The wheel is also a great tool if you’re looking to run shorter distances or on a soft surface. If you want to run 200m repeats or do a workout on grass, this is a great tool to have in your back pocket.
Find a marked road
There are lots of roads and paths with kilometre or mile markers. If these roads are safe to run on, try your time trial there. This is a way to run without a GPS watch while getting accurate splits every kilometre.
Run a local race route
Runners can also find the route map of a local race. That course should be reliably measured. The bonus of this method?
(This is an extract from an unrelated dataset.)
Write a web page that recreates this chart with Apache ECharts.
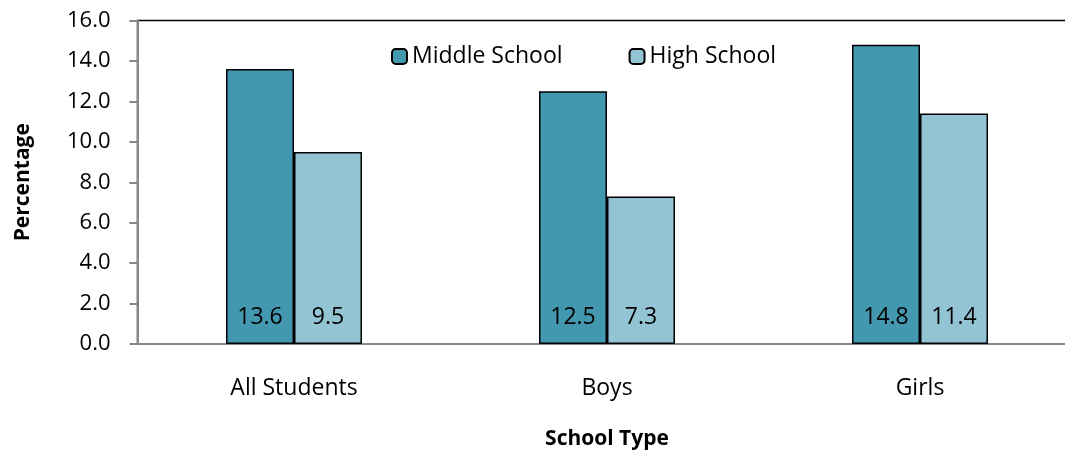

Runners can compare their solo-effort results to previous years’ actual race results.
Measure with time
Runners have become accustomed to running by pace and distance, but time is also a great indicator of fitness. If you’re looking for a workout, try running a loop in your neighbourhood and maintaining the speed of your initial lap for five subsequent repeats (take a few minutes rest between each).
If you’d like to race this loop, run it all out, train for a few weeks and then return and try it again. This will give you a good indication of fitness, based solely on your time improvement.